Pare sia uno dei luoghi
più mistici e sacri di tutto il Giappone, per quanto riguarda il buddismo.
Molto più in là nel
bosco sorge il mausoleo di Kobo Daishi, il fondatore del buddismo Shingon. Se
non sbaglio anche la guida aveva detto di essere devota a Koyasan e quindi al
suo fondatore.
La leggenda dice che
Kobo Daishi non sia morto, bensì in meditazione eterna, in attesa che giunga il
Buddha del futuro, Miroku Nyorai.
Continuiamo a camminare
tra le tombe, sotto un cielo plumbeo, senza pensare a dove arriveremo. Nel
frattempo la luce inizia a calare lentamente. Ci troviamo di fronte al ponte
che porta al mausoleo di Kobo Daishi, facciamo tre inchini e ci apprestiamo a fargli
visita.
La luce è quasi del
tutto andata, le lanterne delle tombe e qualche sporadico lampione dovrebbero
bastare a non farci perdere.
Siamo praticamente
soli.
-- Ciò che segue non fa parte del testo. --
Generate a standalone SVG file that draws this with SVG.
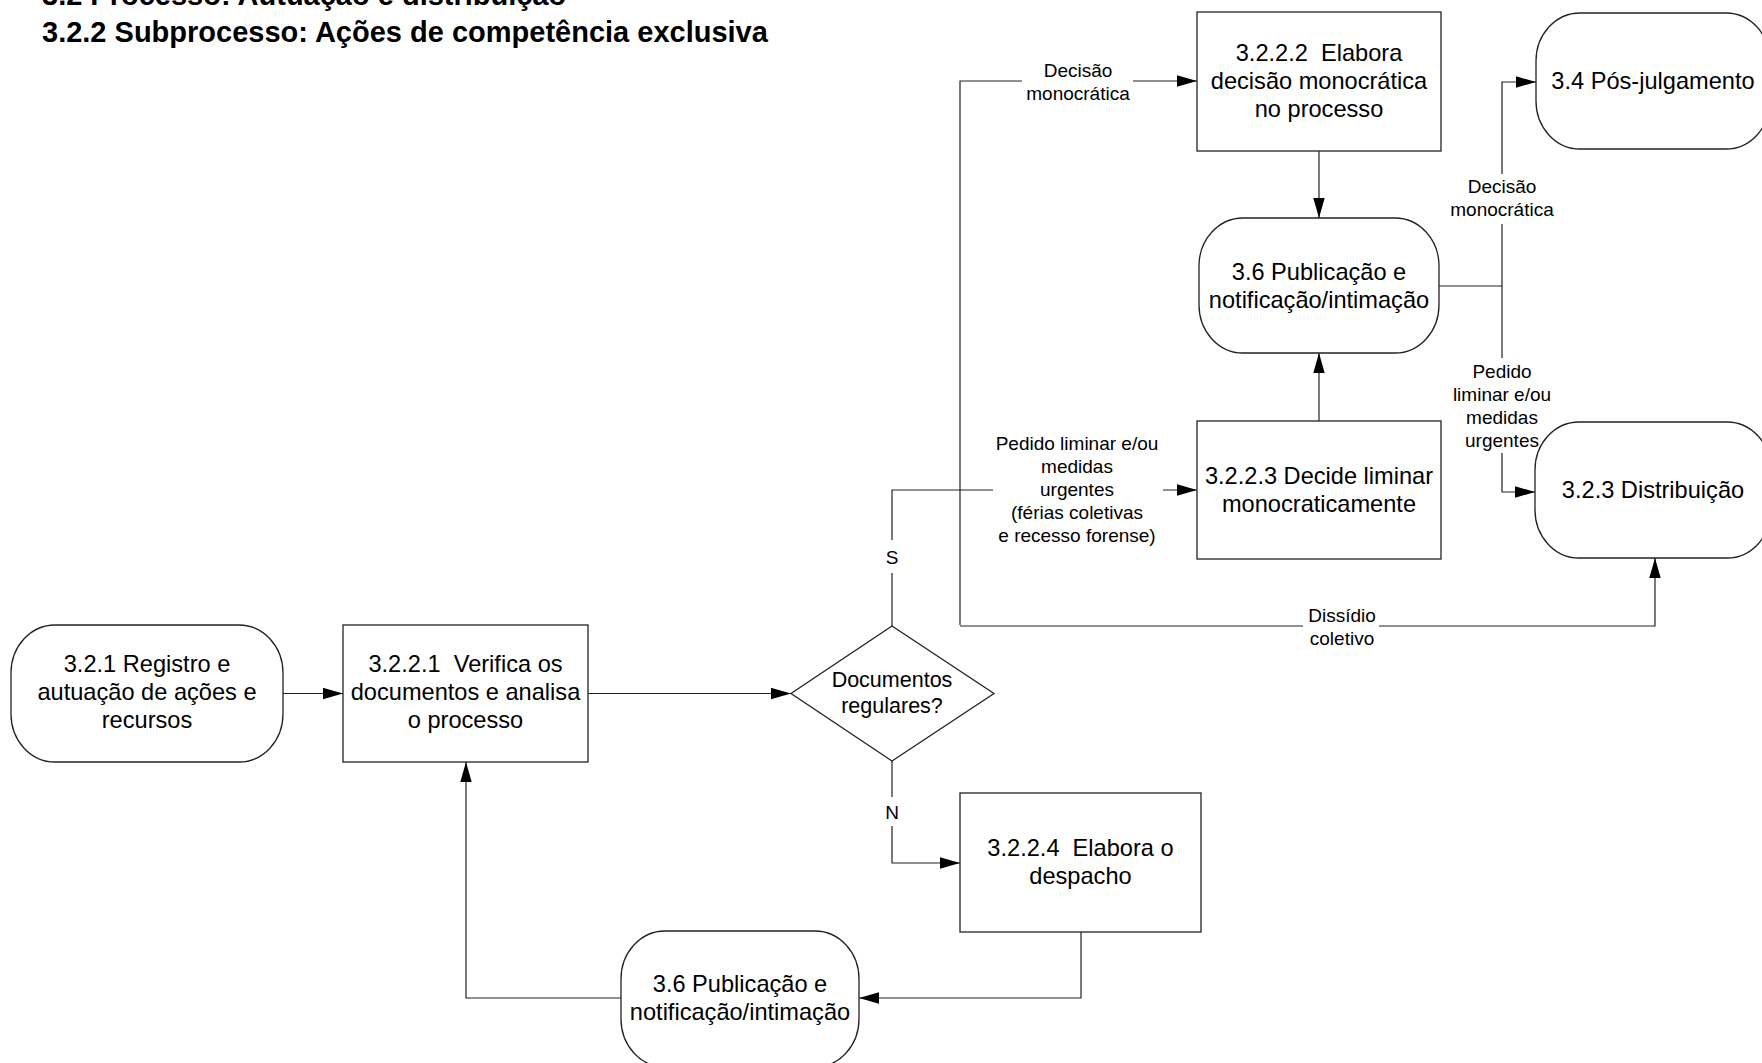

Immersi in un silenzio spettrale possiamo ammirare il mausoleo e il
padiglione delle lanterne.
Sembra ne contenga circa diecimila e si dice ve ne
siano alcune che vengono mantenute accese da ben novecento anni.
Ormai è praticamente
buio, forse è meglio tornare indietro.
Poco prima di
incamminarci sopraggiunge anche Tony, avanguardia del secondo gruppo che sta
arrivando con Claudio. Lo lasciamo lì a scattare foto.
Scendiamo le scale e ci
incamminiamo prendendo un altro sentiero, quello tra le tombe, comunque
agibilissimo e illuminato. Se ci andate da soli forse è meglio quello
dell’andata, però fatto in gruppo risulta molto bello.
Dopo una decina di
minuti ci rendiamo conto che Roberto non c’è più.
Ma ‘ndo cavolo sta??
Sapendo che non ha
neanche internet e per fare qualunque cosa chiede sempre aiuto a tutti, inizio
a preoccuparmi. Roberto è buddista, non credo sia pronto per entrare in
meditazione eterna come Kobo Daishi, piuttosto temo ci stia cercando imprecando
in romanesco.
Obuddha, se si perde
qui non lo troviamo più.
Io e Domenico torniamo
indietro per vedere se è rimasto da qualche parte. Abbiamo già fatto un bel
tratto senza incrociarlo, ci mettiamo a correre sperando sia rimasto con Tony
al tempio.
Dobbiamo tornare
proprio fino al mausoleo per ritrovarlo proprio assieme a Tony.
A Robbe’ avvisa la
prossima volta!
Un po' sudati, ormai
tranquilli, ci ricongiungiamo al gruppo. Anche senza Roberto però rimaniamo lo
stesso numero di persone. C'è un imbucato! Un tizio di un altro gruppo di
avventure, ammaliato da Jessica, ci ha seguiti come un cane randagio quando
pensa di aver trovato un nuovo padrone.
Peccato che così
facendo si è staccato dal suo gruppo finendo sul sentiero tenebroso delle
tombe.
Per di più ‘sto
frescone, dopo aver tentato l’abbordaggio all’abruzzese, viene smascherato
continuamente dalle chiamate della fidanzata, che lo cerca con il suo gruppo di
Avventure.
Jessica ci mette subito
una pietra sopra, del resto siamo al cimitero.
Man mano che camminiamo
incrociamo sempre più gente che sta andando a visitare il cimitero. Bello eh,
per carità, come lo abbiamo fatto noi, con la luce che scompare gradualmente,
credo che non abbia eguali.
Nel
frattempo il nostro cammino prosegue tra tombe e alberi, ma dopo una mezzoretta
usciamo finalmente sulla strada asfaltata sani e salvi.